Name that you assign the cluster configuration.

Use MapR Client

Indicates that this configuration is for a MapR cluster. If this box is checked, the fields in the HDFS and JobTracker sections are disabled because those parameters are not needed to configure MapR.

Hostname (in HDFS section)

Hostname for the HDFS node in your Hadoop cluster.

Port (in HDFS section)

Port for the HDFS node in your Hadoop cluster. 

Username (in HDFS section)

Username for the HDFS node.

Password (in HDFS section)

Password for the HDFS node.

Hostname (in JobTracker section)

Hostname for the JobTracker node in your Hadoop cluster. If you have a separate job tracker node, type in the hostname here. Otherwise use the HDFS hostname.

Port (in JobTracker section)

Port for the JobTracker in your Hadoop cluster. Job tracker port number; this cannot be the same as the HDFS port number.

Hostname (in ZooKeeper section)

Hostname for the Zookeeper node in your Hadoop cluster.

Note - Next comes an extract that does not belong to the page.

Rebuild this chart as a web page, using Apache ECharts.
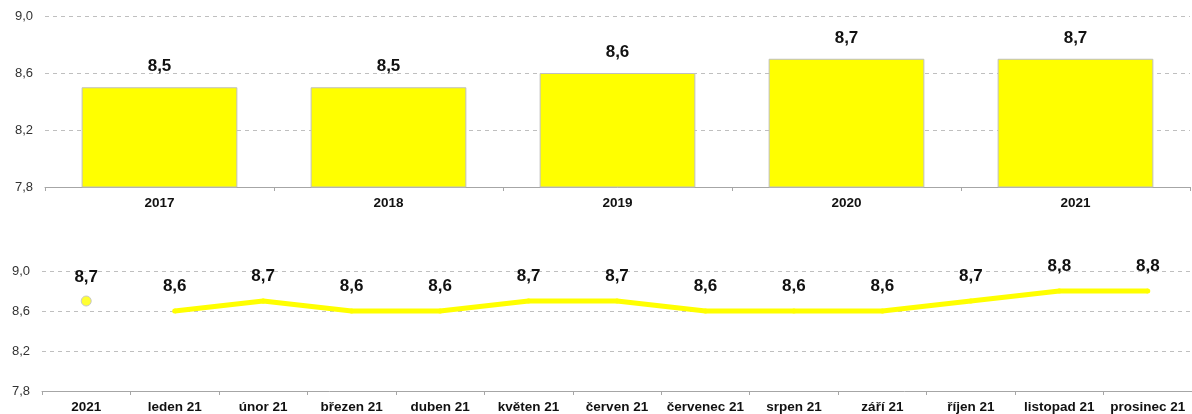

Port (in Zookeeper section)

Port for the Zookeeper node in your Hadoop cluster.

URL (in Oozie section)

Field to enter an Oozie URL. This must be a valid Oozie location.

User Defined

Option

Definition

Name

Name of the user defined parameter or variable that you want to set. To set a java system variable, preface the variable name with java.system, like this: java.system.SAMPLE_VARIABLE. Kettle variables that are set here override the Kettle variables set in the kettle.properties file. For more information on how to set a kettle variable, see the Set Kettle Variables help topic in the Pentaho Help documentation.

Value

Value of the user defined parameter or variable that you want to set.